3
Стаккато
Атомы музыки
Что такое музыкальные ноты и как мы выбираем из них нужные?
«Организованные звуки» – эта фраза производит впечатление очень точного определения музыки. Ее ввел в обиход уроженец Франции, авангардный композитор Эдгар Варез. в начале двадцатого века он создавал настолько необычную музыку, что многие его современники в принципе не отваживались назвать его творчество музыкой. Варез не искал легко запоминающееся общее определение музыки, которое можно приложить к чему угодно, от Монтеверди до Ледбелли. Напротив, этим определением он хотел подчеркнуть отличие своих смелых акустических экспериментов от традиционной музыки. Его композиции напоминают вой сирен, электронные стенания терменвокса и записанные на пленку окружающие шумы: урчание, скрежет, бренчание, гудение и клокотание техники. Он давал своим работам псевдонаучные названия: «Intégrales» («Интегралы»), «Ionisation» («Ионизация»), «Density 21.5» («Плотность 21.5»). «Я решил, – рассказывал Варез, – назвать свою музыку «организованные звуки», а себя называть не музыкантом, а «работником ритмов, частот и интенсивностей». Если это определение можно было бы применить к Моцарту, то он был бы помесью лабораторного техника с представителем индустриального рабочего класса.
Но Варез не видел в себе иконоборца. Он исследовал музыкальное наследие человечества вплоть до древнейших времен и восхищался средневековой музыкой готического периода. Его подход кажется весьма уместным, ведь многие композиторы и мыслители музыки античных времен разделяли взгляд на музыку как на техническую обработку звука. В отличие от представителей эпохи романтизма девятнадцатого столетия, они не стеснялись обсуждать музыку через призму акустических частот и интенсивности.

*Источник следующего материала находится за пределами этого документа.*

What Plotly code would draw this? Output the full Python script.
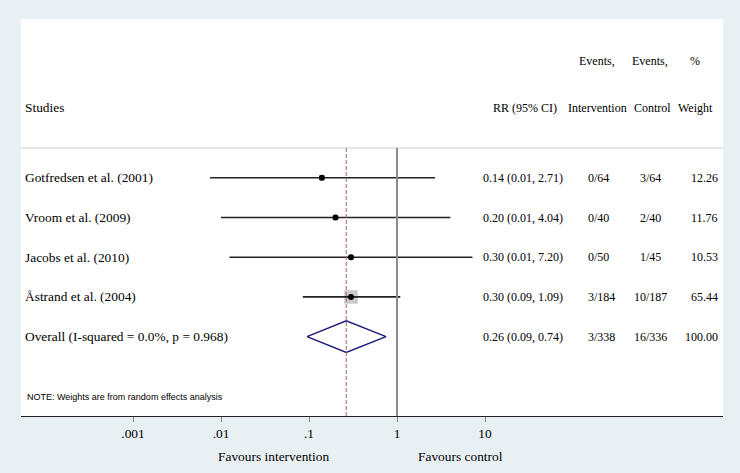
import plotly.graph_objects as go
import math

# ---------------- data ----------------
studies = ["Gotfredsen et al. (2001)", "Vroom et al. (2009)",
           "Jacobs et al. (2010)", "Åstrand et al. (2004)"]
overall_label = "Overall (I-squared = 0.0%, p = 0.968)"
rr_est = [0.14, 0.20, 0.30, 0.30]
rr_lo = [0.0075, 0.01, 0.0125, 0.085]
rr_hi = [2.71, 4.04, 7.20, 1.09]
overall_est = 0.265
overall_lo = 0.095
overall_hi = 0.75
rr_text = ["0.14 (0.01, 2.71)", "0.20 (0.01, 4.04)", "0.30 (0.01, 7.20)",
           "0.30 (0.09, 1.09)", "0.26 (0.09, 0.74)"]
events_int = ["0/64", "0/40", "0/50", "3/184", "3/338"]
events_ctl = ["3/64", "2/40", "1/45", "10/187", "16/336"]
weights = [12.26, 11.76, 10.53, 65.44]
weight_text = ["12.26", "11.76", "10.53", "65.44", "100.00"]
tick_vals = [0.001, 0.01, 0.1, 1, 10]
tick_text = [".001", ".01", ".1", "1", "10"]

# ---------------- layout helpers ----------------
W, H = 740, 473
ML, MR, MT, MB = 21, 17, 19, 57
PW = W - ML - MR
BG = "#e9f0f3"


def px(xp):
    return (xp - ML) / PW


SERIF = "Liberation Serif"
TXT = dict(family=SERIF, size=12, color="#000000")
BIG = dict(family=SERIF, size=13.4, color="#000000")
rows = list(range(len(studies) + 1))
y_hdr_line = -0.75

fig = go.Figure()

# weight boxes
max_w = max(weights)
fig.add_trace(go.Scatter(
    x=rr_est, y=rows[:4], mode="markers",
    marker=dict(symbol="square", color="#b4b4b4",
                size=[13.5 * math.sqrt(w / max_w) for w in weights], line=dict(width=0)),
    hoverinfo="skip", showlegend=False))

# CI lines
for i in range(len(studies)):
    fig.add_trace(go.Scatter(
        x=[rr_lo[i], rr_hi[i]], y=[rows[i], rows[i]], mode="lines",
        line=dict(color="#222222", width=1.6), hoverinfo="skip", showlegend=False))

# point estimates
fig.add_trace(go.Scatter(
    x=rr_est, y=rows[:4], mode="markers",
    marker=dict(symbol="circle", color="#000000", size=6),
    hoverinfo="skip", showlegend=False))

# diamond
r = rows[4]
dh = 0.4
fig.add_trace(go.Scatter(
    x=[overall_lo, overall_est, overall_hi, overall_est, overall_lo],
    y=[r, r - dh, r, r + dh, r], mode="lines",
    line=dict(color="#1a1a7a", width=1.5), hoverinfo="skip", showlegend=False))

shapes = [
    dict(type="line", xref="paper", yref="y", x0=0, x1=1, y0=y_hdr_line, y1=y_hdr_line,
         line=dict(color="#cccccc", width=1)),
    dict(type="line", xref="x", yref="y", x0=1, x1=1, y0=y_hdr_line, y1=6.0,
         line=dict(color="#8c8c8c", width=2)),
    dict(type="line", xref="x", yref="y", x0=overall_est, x1=overall_est,
         y0=y_hdr_line, y1=6.0, line=dict(color="#b06070", width=1, dash="4px,2px")),
]

ann = []


def add_text(xp, y, text, anchor="left", font=TXT, yref="y", yshift=0):
    if anchor == "left":
        xp -= 2
    elif anchor == "right":
        xp += 2
    ann.append(dict(x=px(xp), xref="paper", y=y, yref=yref, text=text,
                    showarrow=False, xanchor=anchor, yanchor="middle",
                    font=font, yshift=yshift))


# headers
add_text(25, -1.76, "Studies", font=BIG)
add_text(525, -1.76, "RR (95% CI)", "center")
add_text(597, -2.94, "Events,", "center")
add_text(597, -1.76, "Intervention", "center")
add_text(650, -2.94, "Events,", "center")
add_text(652, -1.76, "Control", "center")
add_text(695, -2.94, "%", "center")
add_text(695, -1.76, "Weight", "center")

labels = studies + [overall_label]
for i, rw in enumerate(rows):
    add_text(25, rw, labels[i], font=BIG)
    add_text(483, rw, rr_text[i])
    add_text(588, rw, events_int[i])
    add_text(650, rw, events_ctl[i], "center")
    add_text(718, rw, weight_text[i], "right")

add_text(27, 5.52, "NOTE: Weights are from random effects analysis",
         font=dict(family="Liberation Sans", size=9, color="#000000"))

add_text(274, 0, "Favours intervention", "center", font=BIG, yref="paper", yshift=-40)
add_text(460, 0, "Favours control", "center", font=BIG, yref="paper", yshift=-40)

fig.update_layout(
    width=W, height=H,
    margin=dict(l=ML, r=MR, t=MT, b=MB),
    paper_bgcolor=BG, plot_bgcolor="#ffffff",
    shapes=shapes, annotations=ann, showlegend=False,
    xaxis=dict(type="log", range=[(21 - 397) / 88, (723 - 397) / 88],
               tickvals=tick_vals, ticktext=tick_text,
               ticks="outside", ticklen=5, tickcolor="#808080", tickwidth=1,
               showline=True, linecolor="#222222", linewidth=1.2,
               showgrid=False, zeroline=False, tickfont=BIG, fixedrange=True),
    yaxis=dict(range=[6.0, -4.0], visible=False, showgrid=False, zeroline=False,
               fixedrange=True),
)

fig.write_html(
    "out.html",
    config={"displayModeBar": False},
    post_script=("document.body.style.margin='0';"
                 "document.body.style.background='" + BG + "';"),
)
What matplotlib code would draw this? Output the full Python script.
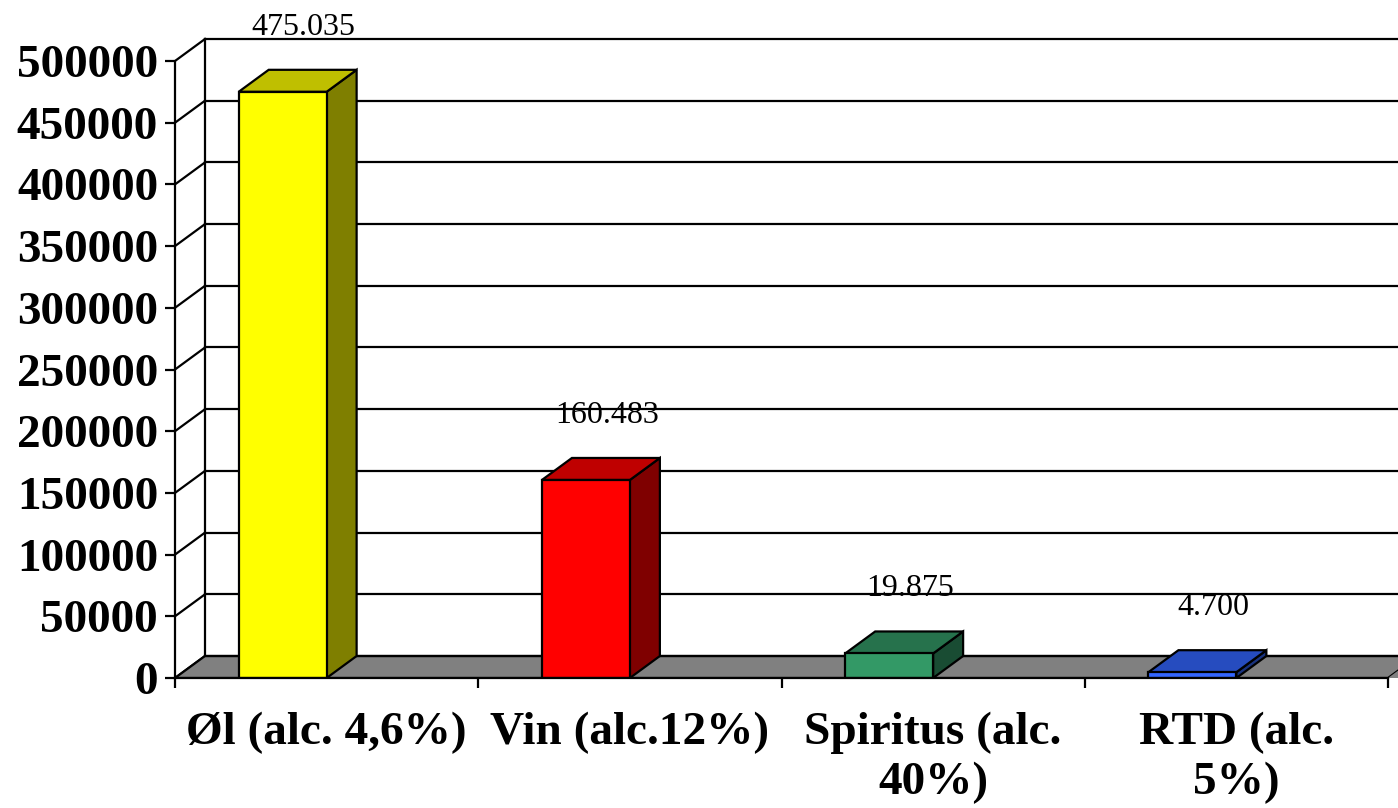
import matplotlib.pyplot as plt
from matplotlib.patches import Polygon
import numpy as np

plt.rcParams['font.family'] = ['Liberation Serif', 'DejaVu Serif']

categories = ["Øl (alc. 4,6%)", "Vin (alc.12%)", "Spiritus (alc.\n40%)", "RTD (alc.\n5%)"]
values = [475035, 160483, 19875, 4700]
value_labels = ["475.035", "160.483", "19.875", "4.700"]
front_colors = ["#FFFF00", "#FF0000", "#339966", "#3366FF"]
yticks = np.arange(0, 500001, 50000)

W, H = 1398, 808
fig = plt.figure(figsize=(W / 100, H / 100), dpi=100)

# axes = front plane: 0 at pixel row 678, 500000 at row 61, categories 303.25 px wide
px_x = 303.25
px_y = 617 / 500000
ax = fig.add_axes([175 / W, (H - 678) / H, (W - 175) / W, 678 / H])
ax.set_xlim(0, (W - 175) / px_x)
ax.set_ylim(0, 678 / px_y)

# 3d depth offset
dx = 30 / px_x
dy = 22 / px_y
n = len(categories)
lw = 1.6

# back wall gridlines + left side wall
for v in yticks[1:]:
    ax.plot([dx, n + 1], [v + dy, v + dy], color="black", lw=lw, zorder=1)
for v in yticks:
    ax.plot([0, dx], [v, v + dy], color="black", lw=lw, zorder=1)
ax.plot([dx, dx], [dy, yticks[-1] + dy], color="black", lw=lw, zorder=1)

# floor
ax.add_patch(Polygon([(0, 0), (n, 0), (n + dx, dy), (dx, dy)], closed=True,
                     facecolor="#808080", edgecolor="black", lw=lw, zorder=2))
ax.add_patch(Polygon([(n, 0), (n + 1, 0), (n + 1, dy), (n + dx, dy)], closed=True,
                     facecolor="#808080", edgecolor="none", zorder=2))
ax.plot([dx, n + 1], [dy, dy], color="black", lw=lw, zorder=2)


def shade(c, f):
    r, g, b = [int(c[i:i + 2], 16) for i in (1, 3, 5)]
    return "#%02x%02x%02x" % (int(r * f), int(g * f), int(b * f))


x0s = np.arange(n) + 0.21
bw = 0.29
for x0, v, c, lab in zip(x0s, values, front_colors, value_labels):
    front = [(x0, 0), (x0 + bw, 0), (x0 + bw, v), (x0, v)]
    side = [(x0 + bw, 0), (x0 + bw + dx, dy), (x0 + bw + dx, v + dy), (x0 + bw, v)]
    top = [(x0, v), (x0 + dx, v + dy), (x0 + bw + dx, v + dy), (x0 + bw, v)]
    ax.add_patch(Polygon(side, closed=True, facecolor=shade(c, 0.5), edgecolor="black", lw=lw, zorder=3))
    ax.add_patch(Polygon(top, closed=True, facecolor=shade(c, 0.75), edgecolor="black", lw=lw, zorder=3))
    ax.add_patch(Polygon(front, closed=True, facecolor=c, edgecolor="black", lw=lw, zorder=4))
    ax.annotate(lab, (x0 + (bw + dx) / 2 + 0.02, v + dy), xytext=(0, 28), textcoords="offset pixels",
                ha="center", va="bottom", fontsize=23, zorder=5, annotation_clip=False)

for s in ["top", "right"]:
    ax.spines[s].set_visible(False)
ax.spines["left"].set_bounds(0, yticks[-1])
ax.spines["bottom"].set_bounds(0, n)
for s in ["left", "bottom"]:
    ax.spines[s].set_linewidth(lw)
    ax.spines[s].set_zorder(6)

ax.set_yticks(yticks)
ax.set_yticklabels([str(v) for v in yticks], fontsize=34, fontweight="bold")
ax.tick_params(axis="y", length=7.2, width=lw, pad=5)

ax.set_xticks(np.arange(n + 1))
ax.set_xticklabels([])
ax.set_xticks(np.arange(n) + 0.5, minor=True)
ax.set_xticklabels(categories, minor=True, fontsize=34, fontweight="bold", linespacing=1.25)
ax.tick_params(axis="x", which="major", length=7.2, width=lw)
ax.tick_params(axis="x", which="minor", length=0, pad=24)
ax.patch.set_alpha(0)

fig.savefig("out.png", dpi=100)
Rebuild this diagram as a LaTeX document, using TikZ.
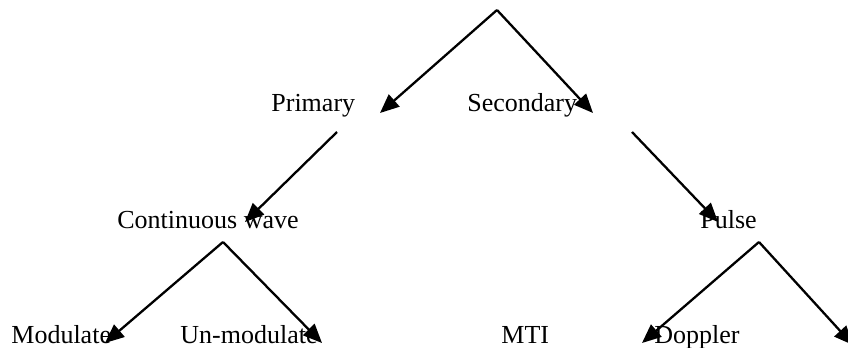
\documentclass[tikz,border=0pt]{standalone}
\usepackage{fontspec}
\setmainfont{Liberation Serif}
\usetikzlibrary{arrows.meta}

\begin{document}
\begin{tikzpicture}[x=0.5pt, y=-0.5pt, >={Triangle[length=9.5pt, width=8pt]},
  font=\fontsize{13}{15}\selectfont,
  lbl/.style={anchor=base west, inner sep=0pt},
  link/.style={->, line width=1.15pt}]
  \useasboundingbox (0,0) rectangle (848,348);
  % ---------------------------------------------------------------- labels
  \node[lbl] (primary)   at (271,112) {Primary};
  \node[lbl] (secondary) at (467,112) {Secondary};
  \node[lbl] (cw)        at (117,228) {Continuous wave};
  \node[lbl] (pulse)     at (700,228) {Pulse};
  \node[lbl] (modulated) at (11,343)  {Modulate};
  \node[lbl] (unmod)     at (180,343) {Un-modulate};
  \node[lbl] (mti)       at (501,343) {MTI};
  \node[lbl] (doppler)   at (654,343) {Doppler};
  % ---------------------------------------------------------------- branch points and tips
  \coordinate (top)     at (497,10);
  \coordinate (tprim)   at (380,113);
  \coordinate (tsec)    at (593,113);
  \coordinate (fprim)   at (337,132);
  \coordinate (tcw)     at (245,222);
  \coordinate (fsec)    at (632,132);
  \coordinate (tpulse)  at (718,222);
  \coordinate (fcw)     at (223,242);
  \coordinate (tmod)    at (105,343);
  \coordinate (tunmod)  at (322,343);
  \coordinate (fpulse)  at (759,242);
  \coordinate (tdop)    at (642,343);
  \coordinate (tedge)   at (853,345);
  % ---------------------------------------------------------------- arrows
  \draw[link] (top) -- (tprim);
  \draw[link] (top) -- (tsec);
  \draw[link] (fprim) -- (tcw);
  \draw[link] (fsec) -- (tpulse);
  \draw[link] (fcw) -- (tmod);
  \draw[link] (fcw) -- (tunmod);
  \draw[link] (fpulse) -- (tdop);
  \draw[link] (fpulse) -- (tedge);
\end{tikzpicture}
\end{document}
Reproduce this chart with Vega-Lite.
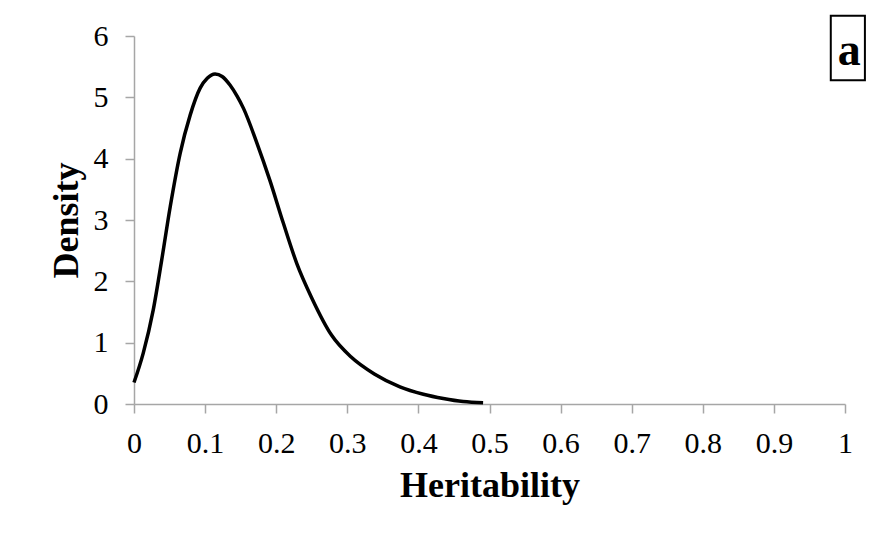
{
  "$schema": "https://vega.github.io/schema/vega-lite/v6.json",
  "autosize": "none",
  "width": 711,
  "height": 368,
  "padding": {"left": 134, "top": 36, "right": 28, "bottom": 134},
  "background": "white",
  "config": {
    "view": {"stroke": null},
    "font": "Liberation Serif",
    "axis": {
      "domainColor": "#a6a6a6",
      "tickColor": "#a6a6a6",
      "domainWidth": 1.5,
      "tickWidth": 1.5,
      "grid": false,
      "labelFont": "Liberation Serif",
      "labelFontSize": 30,
      "labelColor": "#000000",
      "titleFont": "Liberation Serif",
      "titleFontSize": 36,
      "titleFontWeight": "bold",
      "titleColor": "#000000"
    }
  },
  "datasets": {
    "curve": [
      {"h": 0.0, "d": 0.35},
      {"h": 0.013, "d": 0.83},
      {"h": 0.027, "d": 1.53},
      {"h": 0.039, "d": 2.35},
      {"h": 0.051, "d": 3.22},
      {"h": 0.065, "d": 4.09},
      {"h": 0.079, "d": 4.71},
      {"h": 0.093, "d": 5.15},
      {"h": 0.103, "d": 5.31},
      {"h": 0.114, "d": 5.38},
      {"h": 0.124, "d": 5.34},
      {"h": 0.135, "d": 5.2},
      {"h": 0.145, "d": 5.02},
      {"h": 0.154, "d": 4.82},
      {"h": 0.173, "d": 4.25},
      {"h": 0.191, "d": 3.65},
      {"h": 0.21, "d": 2.95},
      {"h": 0.229, "d": 2.29},
      {"h": 0.25, "d": 1.73},
      {"h": 0.278, "d": 1.12},
      {"h": 0.305, "d": 0.77},
      {"h": 0.338, "d": 0.49},
      {"h": 0.374, "d": 0.28},
      {"h": 0.407, "d": 0.16},
      {"h": 0.435, "d": 0.09},
      {"h": 0.463, "d": 0.04},
      {"h": 0.491, "d": 0.02}
    ],
    "panel": [
      {"x1": 0.98, "x2": 1.028, "y1": 5.28, "y2": 6.33, "xt": 1.006, "yt": 5.53, "label": "a"}
    ]
  },
  "layer": [
    {
      "data": {"name": "curve"},
      "mark": {"type": "line", "color": "#000000", "strokeWidth": 3.5, "interpolate": "monotone", "clip": false},
      "encoding": {
        "x": {
          "field": "h", "type": "quantitative",
          "scale": {"domain": [0, 1], "nice": false, "zero": false},
          "axis": {
            "title": "Heritability",
            "values": [0, 0.1, 0.2, 0.3, 0.4, 0.5, 0.6, 0.7, 0.8, 0.9, 1],
            "format": "~g",
            "tickSize": 9,
            "labelPadding": 15,
            "titlePadding": 10,
            "labelFlush": false,
            "labelOverlap": false
          }
        },
        "y": {
          "field": "d", "type": "quantitative",
          "scale": {"domain": [0, 6], "nice": false},
          "axis": {
            "title": "Density",
            "values": [0, 1, 2, 3, 4, 5, 6],
            "format": "d",
            "tickSize": 9,
            "labelPadding": 17,
            "titlePadding": 8,
            "labelFlush": false,
            "labelOverlap": false
          }
        }
      }
    },
    {
      "data": {"name": "panel"},
      "mark": {"type": "rect", "fill": "white", "stroke": "#000000", "strokeWidth": 2, "clip": false},
      "encoding": {
        "x": {"field": "x1", "type": "quantitative"},
        "x2": {"field": "x2"},
        "y": {"field": "y1", "type": "quantitative"},
        "y2": {"field": "y2"}
      }
    },
    {
      "data": {"name": "panel"},
      "mark": {"type": "text", "font": "Liberation Serif", "fontSize": 46, "fontWeight": "bold", "align": "center", "baseline": "alphabetic", "color": "#000000", "clip": false},
      "encoding": {
        "x": {"field": "xt", "type": "quantitative"},
        "y": {"field": "yt", "type": "quantitative"},
        "text": {"field": "label"}
      }
    }
  ]
}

Я подозреваю, что многие люди разделяют романтические представления о музыке как о продукте мистического вдохновения. Они чувствуют досаду и даже приходят в ужас, когда музыку у них на глазах разделяют на фрагменты и упрощают до простых проявлений акустических свойств, физики и биологии звука и слухового восприятия. Если вам сперва показалось, что именно этим я хочу заняться в настоящей главе, то я надеюсь вскоре вас переубедить. Я не намерен извиняться за уход в сторону математики, физики и психологии акустической науки, оправдывая неизбежность такого предисловия к исходному музыкальному материалу. Все намного интереснее.
Я допускаю, что препарирование настолько же важно применять в музыкологии, как и в биологии, но в результате мы рискуем остаться перед безжизненными разрозненными фрагментами. Более удачной, чем анатомическая метафора, мне видится метафора географическая: музыка – это путешествие через музыкальное пространство, процесс, разворачивающийся во времени, эффект которого зависит от того, насколько ясно мы видим, где находимся, и насколько четко представляем, откуда пришли. От нас сокрыты только лежащие впереди горизонты, но значение нашего путешествия неразрывно связано с тем, что мы рассчитываем там увидеть. Как приключение, состоящее не только из вида деревьев, скал и неба, музыка не является просто серией акустических фактов. Более того, она не относится к акустике совершенно. Я не устану это повторять снова и снова. Можно спокойно называть музыку «организованными звуками» при условии, что мы признаем, что организованность не полностью и даже не в первую очередь определяется композитором или исполнителем.
Тем не менее эта глава посвящена не просто холодным фактам о звуках, которые Варез пытался организовать в своей неординарной манере. Она о том, как взаимодействие природы и культуры порождает разнообразные палитры нот, с помощью которых большинство традиций формирует свое звуковое искусство. В этих палитрах предопределено очень немногое – вопреки распространенному мнению, палитра не определяется природой. Мы свободны выбирать музыкальные ноты и именно это делает наш выбор интересным. В западной музыке они упорядочены нотами современного фортепиано, которые повторяются циклами октав по двенадцать в каждой. Не все согласны с таким устройством. Американский бунтарь-одиночка и композитор Гарри Парч (1901—74) занимался поиском системы, которая бы лучше адаптировалась под человеческий голос. Он изобрел микротоновую шкалу из 43 ступеней высоты звука на каждую октаву (также он экспериментировал с 29-, 37- и 41-нотными шкалами). Музыку, которую писал Парч, исполняли на специальных музыкальных инструментах, которые он сам проектировал и создавал. Он давал им совершенно экзотические названия – хромелодион, блобой и зимо-ксил. Звучит пугающе экспериментально, но музыка Парча не настолько странная и нестройная, как может показаться на первый взгляд, особенно если вы знакомы с оркестром гамелан и перкуссионными оркестрами Юго-Восточной Азии.